Коснувшись вопроса о наших внешних сношениях, я не забыл особо подчеркнуть неизбежные трудности, ни в коей мере не щадя тех из нас, кто предпочитал тешить себя иллюзиями вместо того, чтобы смотреть правде в глаза. «Мы хотим верить, — сказал я, — что право Франции участвовать в разрешении военного конфликта, в конце концов, не будет больше оспариваться, что официальная изоляция, навязанная ей соседями, сменится теми отношениями, которые мы с честью поддерживали с другими великими нациями на протяжении целого ряда веков... Мы считаем, что в общих интересах будет обеспечение доступа Франции к обсуждению и принятию тех мер, которые завтра решат судьбу Германии... Мы считаем, что решение любого вопроса, касающегося Европы, без участия Франции станет серьезной ошибкой... Мы считаем, что без участия Франции определение политических, экономических, нравственных условий послевоенного устройства мира будет авантюрой,... потому что, в конце концов, в границах нашего [11] государства живут 100 миллионов человек, и любое глобальное решение было бы произвольным и несостоятельным без одобрения Франции».
Вновь занять подобающее место для Франции — это полдела, необходимо его удержать, и в этом деле не удастся обойтись без трудностей и ограничений.

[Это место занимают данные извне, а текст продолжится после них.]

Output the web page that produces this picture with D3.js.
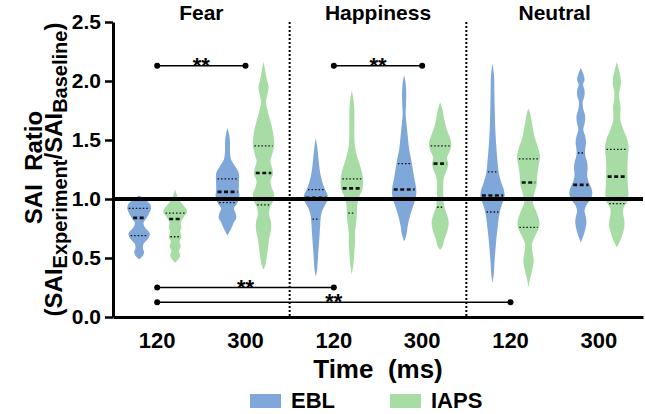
<!DOCTYPE html>
<html>
<head>
<meta charset="utf-8">
<script src="https://cdn.jsdelivr.net/npm/d3@7.9.0/dist/d3.min.js"></script>
<style>
  html, body { margin: 0; padding: 0; background: #fff; }
  svg text { font-family: "Liberation Sans", Arial, sans-serif; font-weight: bold; fill: #000; }
</style>
</head>
<body>
<svg id="chart" width="645" height="414"></svg>
<script>
const emotions = ['Fear', 'Happiness', 'Neutral'];
const times = ['120', '300'];
const series = ['EBL', 'IAPS'];
const yTicks = [0, 0.5, 1.0, 1.5, 2.0, 2.5];
const colors = ['#80a7d9', '#a7dca5'];

// violin outlines: [SAI ratio, relative half width]
const fear120EBL = [[1.03,0],[1.00,0.4],[0.96,0.85],[0.92,0.95],[0.88,0.8],[0.84,0.6],[0.80,0.35],[0.76,0.45],[0.71,0.85],[0.67,0.75],[0.62,0.35],[0.58,0.3],[0.55,0.4],[0.52,0.3],[0.49,0]];
const fear120IAPS = [[1.08,0],[1.04,0.12],[1.00,0.25],[0.96,0.55],[0.92,0.85],[0.89,0.95],[0.85,0.7],[0.80,0.45],[0.76,0.5],[0.72,0.4],[0.68,0.5],[0.64,0.35],[0.60,0.45],[0.56,0.3],[0.52,0.4],[0.49,0.25],[0.46,0]];
const fear300EBL = [[1.60,0],[1.55,0.12],[1.48,0.2],[1.40,0.2],[1.33,0.3],[1.28,0.6],[1.22,0.9],[1.15,0.92],[1.08,0.9],[1.02,0.95],[0.96,0.75],[0.92,0.5],[0.88,0.65],[0.84,0.7],[0.80,0.5],[0.75,0.3],[0.69,0]];
const fear300IAPS = [[2.16,0],[2.10,0.12],[2.02,0.25],[1.95,0.4],[1.88,0.3],[1.83,0.2],[1.76,0.3],[1.68,0.5],[1.60,0.7],[1.52,0.82],[1.45,0.85],[1.38,0.7],[1.32,0.55],[1.26,0.7],[1.21,0.75],[1.15,0.55],[1.10,0.65],[1.04,0.85],[0.98,0.75],[0.92,0.5],[0.87,0.45],[0.80,0.6],[0.74,0.6],[0.66,0.45],[0.58,0.35],[0.50,0.25],[0.44,0.15],[0.40,0]];
const happy120EBL = [[1.52,0],[1.45,0.1],[1.38,0.18],[1.30,0.25],[1.22,0.35],[1.15,0.5],[1.09,0.7],[1.04,0.92],[1.00,0.97],[0.96,0.8],[0.91,0.55],[0.85,0.4],[0.78,0.35],[0.70,0.3],[0.62,0.25],[0.55,0.2],[0.47,0.15],[0.40,0.1],[0.34,0]];
const happy120IAPS = [[1.92,0],[1.85,0.12],[1.75,0.2],[1.65,0.2],[1.55,0.2],[1.45,0.25],[1.37,0.4],[1.30,0.6],[1.22,0.82],[1.15,0.9],[1.08,0.85],[1.02,0.6],[0.96,0.45],[0.88,0.4],[0.80,0.35],[0.72,0.25],[0.62,0.25],[0.52,0.18],[0.44,0.12],[0.36,0]];
const happy300EBL = [[2.05,0],[1.98,0.12],[1.90,0.17],[1.80,0.15],[1.72,0.12],[1.62,0.2],[1.52,0.3],[1.42,0.4],[1.34,0.55],[1.26,0.68],[1.18,0.8],[1.10,0.95],[1.04,0.97],[0.98,0.85],[0.92,0.65],[0.85,0.45],[0.78,0.3],[0.70,0.18],[0.64,0]];
const happy300IAPS = [[1.82,0],[1.76,0.18],[1.68,0.32],[1.60,0.5],[1.52,0.78],[1.46,0.9],[1.40,0.75],[1.35,0.55],[1.30,0.65],[1.25,0.55],[1.18,0.3],[1.10,0.25],[1.02,0.25],[0.95,0.3],[0.88,0.5],[0.81,0.68],[0.74,0.6],[0.66,0.35],[0.60,0.2],[0.57,0]];
const neutral120EBL = [[2.15,0],[2.05,0.12],[1.90,0.15],[1.75,0.18],[1.60,0.22],[1.45,0.3],[1.32,0.4],[1.22,0.5],[1.14,0.7],[1.08,0.9],[1.03,0.97],[0.98,0.85],[0.92,0.65],[0.84,0.5],[0.75,0.4],[0.65,0.3],[0.55,0.22],[0.45,0.15],[0.36,0.1],[0.29,0]];
const neutral120IAPS = [[1.77,0],[1.72,0.15],[1.66,0.25],[1.60,0.35],[1.52,0.5],[1.44,0.75],[1.36,0.92],[1.28,0.8],[1.20,0.7],[1.12,0.65],[1.04,0.45],[0.97,0.35],[0.90,0.6],[0.82,0.85],[0.76,0.85],[0.69,0.55],[0.62,0.28],[0.56,0.3],[0.48,0.42],[0.40,0.3],[0.32,0.12],[0.25,0]];
const neutral300EBL = [[2.11,0],[2.06,0.2],[2.01,0.3],[1.97,0.18],[1.92,0.3],[1.87,0.28],[1.82,0.15],[1.76,0.2],[1.70,0.35],[1.64,0.3],[1.59,0.2],[1.53,0.35],[1.48,0.42],[1.42,0.35],[1.37,0.35],[1.31,0.5],[1.26,0.55],[1.21,0.5],[1.15,0.6],[1.10,0.82],[1.05,0.92],[1.00,0.8],[0.95,0.45],[0.90,0.3],[0.85,0.4],[0.80,0.45],[0.74,0.35],[0.68,0.18],[0.63,0]];
const neutral300IAPS = [[2.16,0],[2.10,0.15],[2.03,0.3],[1.97,0.32],[1.91,0.2],[1.85,0.2],[1.78,0.3],[1.72,0.28],[1.66,0.3],[1.58,0.55],[1.50,0.85],[1.43,0.95],[1.36,0.88],[1.28,0.85],[1.20,0.85],[1.12,0.88],[1.04,0.92],[0.98,0.85],[0.93,0.55],[0.88,0.5],[0.82,0.6],[0.76,0.6],[0.70,0.45],[0.64,0.25],[0.59,0]];

// quartiles [Q1, median, Q3]
const quartiles = {
  'Fear-120-EBL': [0.69, 0.84, 0.92], 'Fear-120-IAPS': [0.68, 0.83, 0.88],
  'Fear-300-EBL': [0.97, 1.06, 1.17], 'Fear-300-IAPS': [0.95, 1.22, 1.45],
  'Happiness-120-EBL': [0.83, 1.01, 1.08], 'Happiness-120-IAPS': [0.88, 1.09, 1.17],
  'Happiness-300-EBL': [0.99, 1.08, 1.30], 'Happiness-300-IAPS': [0.93, 1.30, 1.45],
  'Neutral-120-EBL': [0.89, 1.03, 1.23], 'Neutral-120-IAPS': [0.76, 1.14, 1.34],
  'Neutral-300-EBL': [0.99, 1.12, 1.39], 'Neutral-300-IAPS': [0.96, 1.19, 1.42]
};

// significance bars: from group, to group, y value
const sigFrom = ['Fear-120', 'Happiness-120', 'Fear-120', 'Fear-120'];
const sigTo = ['Fear-300', 'Happiness-300', 'Happiness-120', 'Neutral-120'];
const sigY = [2.13, 2.13, 0.25, 0.125];

const profiles = {
  'Fear-120-EBL': fear120EBL, 'Fear-120-IAPS': fear120IAPS,
  'Fear-300-EBL': fear300EBL, 'Fear-300-IAPS': fear300IAPS,
  'Happiness-120-EBL': happy120EBL, 'Happiness-120-IAPS': happy120IAPS,
  'Happiness-300-EBL': happy300EBL, 'Happiness-300-IAPS': happy300IAPS,
  'Neutral-120-EBL': neutral120EBL, 'Neutral-120-IAPS': neutral120IAPS,
  'Neutral-300-EBL': neutral300EBL, 'Neutral-300-IAPS': neutral300IAPS
};

const groups = emotions.flatMap(e => times.map(t => `${e}-${t}`));

const svg = d3.select('#chart');
const plotLeft = 113, plotRight = 643, plotTop = 22, plotBottom = 317;

const x = d3.scaleBand().domain(groups).range([plotLeft, plotRight]);
const xs = d3.scalePoint().domain(series).range([-18, 18]);
const y = d3.scaleLinear().domain([0, 2.5]).range([plotBottom, plotTop]);
const w = d3.scaleLinear().domain([0, 1]).range([0, 12.5]);
const color = d3.scaleOrdinal().domain(series).range(colors);
const cx = g => x(g) + x.bandwidth() / 2;

// violins
groups.forEach(g => {
  series.forEach(s => {
    const key = `${g}-${s}`;
    const prof = profiles[key];
    const c = cx(g) + xs(s);
    const area = d3.area()
      .curve(d3.curveCatmullRom)
      .y(d => y(d[0]))
      .x0(d => c - w(d[1]))
      .x1(d => c + w(d[1]));
    svg.append('path').attr('d', area(prof)).attr('fill', color(s));

    const half = d3.scaleLinear().domain(prof.map(d => d[0])).range(prof.map(d => d[1]));
    quartiles[key].forEach((q, i) => {
      const hw = w(half(q)) - 1.5;
      svg.append('line')
        .attr('x1', c - hw).attr('x2', c + hw)
        .attr('y1', y(q)).attr('y2', y(q))
        .attr('stroke', '#111')
        .attr('stroke-width', i === 1 ? 2.6 : 1.3)
        .attr('stroke-dasharray', i === 1 ? '4,2.5' : '1.5,2');
    });
  });
});

// reference line at 1.0
svg.append('line')
  .attr('x1', plotLeft).attr('x2', plotRight)
  .attr('y1', y(1)).attr('y2', y(1))
  .attr('stroke', '#000').attr('stroke-width', 4);

// dotted dividers between emotions
emotions.slice(1).forEach(e => {
  const xx = x(`${e}-120`);
  svg.append('line')
    .attr('x1', xx).attr('x2', xx)
    .attr('y1', plotTop).attr('y2', plotBottom)
    .attr('stroke', '#000').attr('stroke-width', 2)
    .attr('stroke-dasharray', '2,2');
});

// emotion titles
emotions.forEach(e => {
  svg.append('text')
    .attr('x', (cx(`${e}-120`) + cx(`${e}-300`)) / 2)
    .attr('y', 20)
    .attr('text-anchor', 'middle')
    .attr('font-size', 21)
    .text(e);
});

// significance bars
sigFrom.forEach((f, i) => {
  const x1 = cx(f), x2 = cx(sigTo[i]), yy = y(sigY[i]);
  svg.append('line').attr('x1', x1).attr('x2', x2).attr('y1', yy).attr('y2', yy)
    .attr('stroke', '#000').attr('stroke-width', 1.5);
  [x1, x2].forEach(xx => svg.append('circle').attr('cx', xx).attr('cy', yy).attr('r', 3));
  svg.append('text')
    .attr('x', (x1 + x2) / 2).attr('y', yy + 7)
    .attr('text-anchor', 'middle').attr('font-size', 22)
    .text('**');
});

// y axis
const yAxis = svg.append('g')
  .attr('transform', `translate(${plotLeft},0)`)
  .call(d3.axisLeft(y).tickValues(yTicks).tickFormat(d3.format('.1f')).tickSize(8).tickPadding(4).tickSizeOuter(0));
yAxis.select('.domain').attr('stroke-width', 3);
yAxis.selectAll('.tick line').attr('stroke-width', 2.5);
yAxis.selectAll('.tick text').attr('font-size', 21).style('font-family', '"Liberation Sans", Arial, sans-serif').style('font-weight', 'bold');

// x axis
const xAxis = svg.append('g')
  .attr('transform', `translate(0,${plotBottom})`)
  .call(d3.axisBottom(x).tickSize(0).tickPadding(15).tickSizeOuter(0).tickFormat(d => d.split('-')[1]));
xAxis.select('.domain').attr('stroke-width', 3);
xAxis.selectAll('.tick text').attr('font-size', 22).style('font-family', '"Liberation Sans", Arial, sans-serif').style('font-weight', 'bold');

// axis titles
svg.append('text')
  .attr('x', (plotLeft + plotRight) / 2).attr('y', 378)
  .attr('text-anchor', 'middle').attr('font-size', 26)
  .text('Time\u00a0\u00a0(ms)');

svg.append('text')
  .attr('transform', `translate(42,${(plotTop + plotBottom) / 2 - 2}) rotate(-90)`)
  .attr('text-anchor', 'middle').attr('font-size', 24)
  .text('SAI\u00a0\u00a0Ratio');

const t2 = svg.append('text')
  .attr('transform', `translate(62,${(plotTop + plotBottom) / 2}) rotate(-90)`)
  .attr('text-anchor', 'middle').attr('font-size', 24);
t2.append('tspan').text('(SAI');
t2.append('tspan').attr('font-size', 20).attr('dy', 5).text('Experiment');
t2.append('tspan').attr('dy', -5).text('/SAI');
t2.append('tspan').attr('font-size', 20).attr('dy', 5).text('Baseline');
t2.append('tspan').attr('dy', -5).text(')');

// legend
const legendX = [250, 390];
series.forEach((s, i) => {
  svg.append('rect').attr('x', legendX[i]).attr('y', 394).attr('width', 31).attr('height', 14).attr('fill', color(s));
  svg.append('text').attr('x', legendX[i] + 41).attr('y', 408).attr('font-size', 22).text(s);
});
</script>
</body>
</html>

Нарисовав картину разрушений, которым подверглась наша Родина, и причин, мешающих нам подняться, я заявил, что «мы переживаем очень трудный период, что освобождение само по себе не ведет нас к достатку, а, наоборот, подразумевает сохранение суровых ограничений и требует больших усилий в работе, организованности и дисциплины». Я говорил, что «в этом плане правительство должно применить необходимые законы». Затем я определил цели, стоящие перед властью: «Уровень жизни трудящихся должен повышаться по мере роста производства; необходимо предоставить — путем реквизиции или секвестра — в прямое распоряжение государства некоторые общественные службы и отдельные предприятия; национальное сообщество должно получить в свое распоряжение богатства, нажитые преступным путем теми, кто сотрудничал с врагом; государство должно зафиксировать цены на продукты питания и держать под контролем весь процесс товарообмена до тех пор, пока все то, что производится и распределяется, не будет соответствовать нуждам потребления...»
Без сомнения, эти меры вызваны нынешними обстоятельствами, но они соответствуют принципам обновления, которых желало достичь движение Сопротивления, ведя борьбу с оккупантами: «подчинить частные интересы общим; все крупные ресурсы общественного богатства должны использоваться ко всеобщей пользе; раз и навсегда должны быть упразднены все коалиции по интересам; наконец, чтобы каждый из сыновей и каждая из дочерей Франции могли бы жить, трудиться и воспитывать своих детей достойно и в безопасности».
В конце выступления я обратился «к мужчинам и женщинам, сражавшимся в Сопротивлении: «Вы, крестоносцы, осененные Лотарингским крестом! Вы, ядро нации в ее битве за честь и свободу, завтра вам предстоит увлечь остальных в борьбу за величие нации. Так, и только так, будет одержана великая победа Франции».